For two decades this program’s free conservation assistance has not only been popular for landowners, it has also cultivated a network of environmental advocates in Ipswich and beyond.

When Chris Wiley arrived at Pine Mountain two years ago he had a massive task ahead.

His property at World’s End Pocket along the Brisbane River borders one of the largest protected areas of lowland dry rainforest remaining in southeast Queensland.

Chris is working to turn a weed-infested paddock into something of a habitat haven for native species such as Northern Brown bandicoots and threatened black-breasted button quail.

He is doing it with the help of Land for Wildlife, a voluntary program that encourages and assists landowners to manage wildlife habitat on their properties.

Two years in and Mr Wiley’s vision is starting to take off, with a range of plant species from Bell Fruit (Codonocarpus attenuates) to Round-Leaved Vine (Legnephora moorei) thriving.

And while that is rewarding, Mr Wiley is just at the beginning of this “life-long” project. He said being a member of Land for Wildlife helped with motivation through the slow process of habitat regeneration.

“I like that you have a sense you are part of something bigger than what you are doing on your property,” he said.

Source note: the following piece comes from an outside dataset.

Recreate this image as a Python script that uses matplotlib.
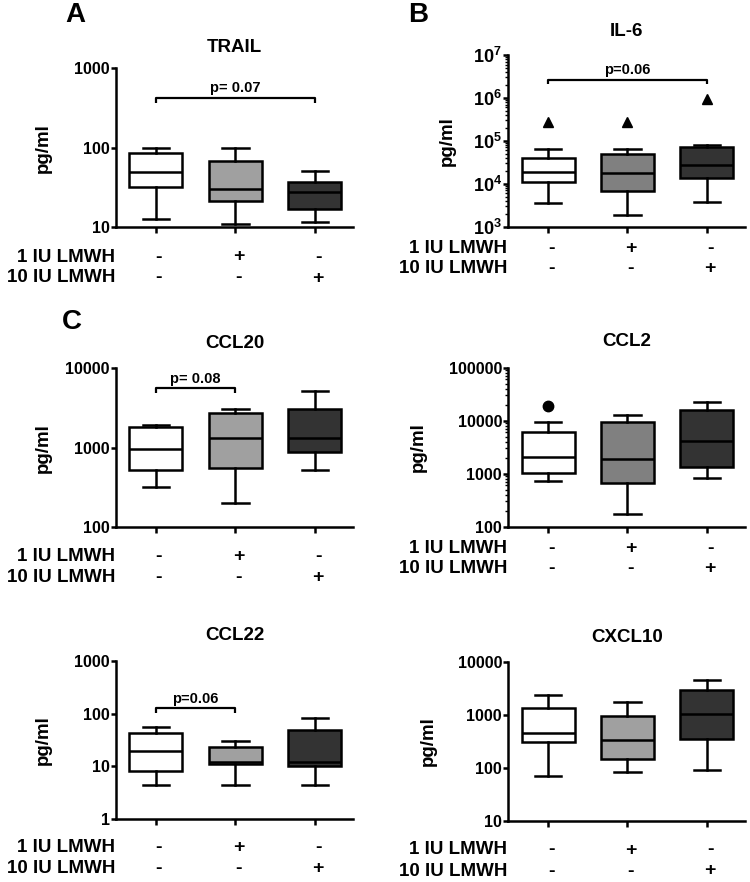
import numpy as np
import matplotlib.pyplot as plt
from matplotlib.ticker import LogLocator, NullLocator, NullFormatter
from matplotlib.transforms import blended_transform_factory

plt.rcParams['font.family'] = ['Liberation Sans', 'DejaVu Sans']
plt.rcParams['font.weight'] = 'bold'
plt.rcParams['mathtext.fontset'] = 'custom'
plt.rcParams['mathtext.rm'] = 'Liberation Sans:bold'
plt.rcParams['mathtext.bf'] = 'Liberation Sans:bold'
plt.rcParams['mathtext.it'] = 'Liberation Sans:bold'

W, H = 750, 882

row_labels = ['1 IU LMWH', '10 IU LMWH']
row_signs = [['-', '+', '-'], ['-', '-', '+']]

# five-number summaries per group: whisker low, q1, median, q3, whisker high
trail = [[12.6, 32, 49, 86, 98], [11, 21.4, 30, 68, 98], [11.7, 17.1, 28, 37.5, 50.6]]
il6 = [[3500, 11000, 18800, 40000, 64700], [1840, 6900, 17900, 49400, 64700],
       [3770, 13400, 27900, 73300, 80200]]
il6_out = [[2.8e5], [2.8e5], [9.3e5]]
ccl20 = [[325, 531, 957, 1830, 1940], [202, 557, 1343, 2716, 3050], [526, 887, 1343, 3110, 5190]]
ccl2 = [[728, 1040, 2090, 6100, 9300], [176, 667, 1890, 9300, 12800],
        [817, 1355, 4200, 15900, 22800]]
ccl2_out = [[18900], [], []]
ccl22 = [[4.4, 8.3, 19.8, 42.3, 55], [4.4, 11.1, 11.9, 23.6, 30.3], [4.4, 10.1, 12.3, 49, 81.5]]
cxcl10 = [[70.6, 300, 457, 1316, 2316], [81.7, 146, 328, 944, 1710], [90, 352, 1045, 2918, 4450]]

# brackets: from group, to group, end height, bar height, text
trail_p = (1, 3, 369, 420, 'p= 0.07')
il6_p = (1, 3, 2.08e6, 2.6e6, 'p=0.06')
ccl20_p = (1, 2, 4850, 5600, 'p= 0.08')
ccl22_p = (1, 2, 101, 126, 'p=0.06')

trail_ticks = [10, 100, 1000]
il6_ticks = [1e3, 1e4, 1e5, 1e6, 1e7]
ccl20_ticks = [100, 1000, 10000]
ccl2_ticks = [100, 1000, 10000, 100000]
ccl22_ticks = [1, 10, 100, 1000]
cxcl10_ticks = [10, 100, 1000, 10000]

LW = 1.8


def fx(px):
    return px / W


def fy(py):
    return 1 - py / H


fig = plt.figure(figsize=(W / 100, H / 100), dpi=100)


def panel(title, data, ticks, rect, title_y, ylab_x, rows_y, fliers=None, marker='^',
          grey='#a0a0a0', bracket=None, minor=False, sup=False):
    l, t, r, b = rect
    ax = fig.add_axes([fx(l), fy(b), fx(r) - fx(l), (b - t) / H])
    stats = []
    for i, d in enumerate(data):
        s = dict(whislo=d[0], q1=d[1], med=d[2], q3=d[3], whishi=d[4],
                 fliers=fliers[i] if fliers else [])
        stats.append(s)
    bp = ax.bxp(stats, positions=[1, 2, 3], widths=0.667, patch_artist=True,
                boxprops=dict(linewidth=LW, edgecolor='black'),
                medianprops=dict(linewidth=LW, color='black'),
                whiskerprops=dict(linewidth=LW, color='black'),
                capprops=dict(linewidth=LW, color='black'),
                flierprops=dict(marker=marker, markerfacecolor='black',
                                markeredgecolor='black', markersize=7.5))
    for patch, c in zip(bp['boxes'], ['white', grey, '#333333']):
        patch.set_facecolor(c)

    ax.set_yscale('log')
    ax.set_ylim(ticks[0], ticks[-1])
    ax.set_xlim(0.5, 3.48)
    if sup:
        labels = [r'$10^{%d}$' % int(np.log10(v)) for v in ticks]
        fs = 13
    else:
        labels = [str(int(v)) for v in ticks]
        fs = 11.5
    ax.set_yticks(ticks)
    ax.set_yticklabels(labels, fontsize=fs, fontweight='bold')
    if minor:
        ax.yaxis.set_minor_locator(LogLocator(base=10, subs=np.arange(2, 10), numticks=20))
        ax.yaxis.set_minor_formatter(NullFormatter())
    else:
        ax.yaxis.set_minor_locator(NullLocator())
    ax.set_xticks([1, 2, 3])
    ax.set_xticklabels(['', '', ''])
    for sp in ['top', 'right']:
        ax.spines[sp].set_visible(False)
    for sp in ['left', 'bottom']:
        ax.spines[sp].set_linewidth(LW)
    ax.tick_params(axis='y', which='major', length=3.5, width=LW, pad=1)
    ax.tick_params(axis='y', which='minor', length=2, width=1)
    ax.tick_params(axis='x', length=4.5, width=LW)

    if bracket:
        x0, x1, lo, hi, txt = bracket
        ax.plot([x0, x0, x1, x1], [lo, hi, hi, lo], color='black', lw=1.6,
                solid_capstyle='butt')
        ax.annotate(txt, ((x0 + x1) / 2, hi), xytext=(0, 2), textcoords='offset points',
                    ha='center', va='bottom', fontsize=10.5, fontweight='bold')

    fig.text(fx((l + r) / 2), fy(title_y), title, ha='center', va='center',
             fontsize=13.5, fontweight='bold')
    fig.text(fx(ylab_x), fy((t + b) / 2), 'pg/ml', rotation=90, ha='center',
             va='center', fontsize=13.5, fontweight='bold')

    tr = blended_transform_factory(ax.transData, fig.transFigure)
    for k in range(2):
        fig.text(fx(l - 1), fy(rows_y[k]), row_labels[k], ha='right', va='center',
                 fontsize=13.5, fontweight='bold')
        for j in range(3):
            ax.text(j + 1.04, fy(rows_y[k]), row_signs[k][j], transform=tr,
                    ha='center', va='center', fontsize=14, fontweight='bold')
    return ax


panel('TRAIL', trail, trail_ticks, (116, 68.3, 353, 227.3), 47, 43, (257, 278),
      bracket=trail_p)
panel('IL-6', il6, il6_ticks, (508.3, 55, 745, 226.7), 32, 447, (248.3, 268.3),
      fliers=il6_out, marker='^', grey='#808080', bracket=il6_p, minor=True, sup=True)
panel('CCL20', ccl20, ccl20_ticks, (116, 368.3, 353, 527.3), 343, 43, (556.7, 577.7),
      bracket=ccl20_p)
panel('CCL2', ccl2, ccl2_ticks, (508.3, 367.7, 745, 526.7), 342, 418, (548.3, 568.3),
      fliers=ccl2_out, marker='o', grey='#808080', minor=True)
panel('CCL22', ccl22, ccl22_ticks, (116, 661, 353, 819), 635, 43, (847.3, 868.3),
      bracket=ccl22_p)
panel('CXCL10', cxcl10, cxcl10_ticks, (508.3, 661.7, 745, 820.7), 637, 428, (850, 871))

for letter, x, y in [('A', 75, 15), ('B', 418, 15), ('C', 72, 322)]:
    fig.text(fx(x), fy(y), letter, ha='center', va='center', fontsize=20, fontweight='bold')

fig.savefig('out.png', dpi=100)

“You are part of a community trying to improve the environment in the local area.

“It’s quite a good information network as well, the open days and workshops are a valuable tool for landholders.”

As an ecologist, Mr Wiley said the support of council’s Land for Wildlife officers had helped in areas outside his expertise, such as pest management.

“There is always something you can learn,” he said.

Main image: Chris and partner Alister on their property, which is part of the Land for Wildlife program.

was the year Land for Wildlife launched in Southeast Queensland

Land for Wildlife properties in SEQ, covering a total 75,164ha

An example of the difference landowners can make – here are before and after aerials of an Ipswich Land for Wildlife property.

It was a group of council officers who brought Land for Wildlife to southeast Queensland in 1998, with Ipswich one of the lead councils.

Today 11 southeast Queensland councils have more than 20 Land for Wildlife officers, working collaboratively through a regional network coordinated by Healthy Land and Water.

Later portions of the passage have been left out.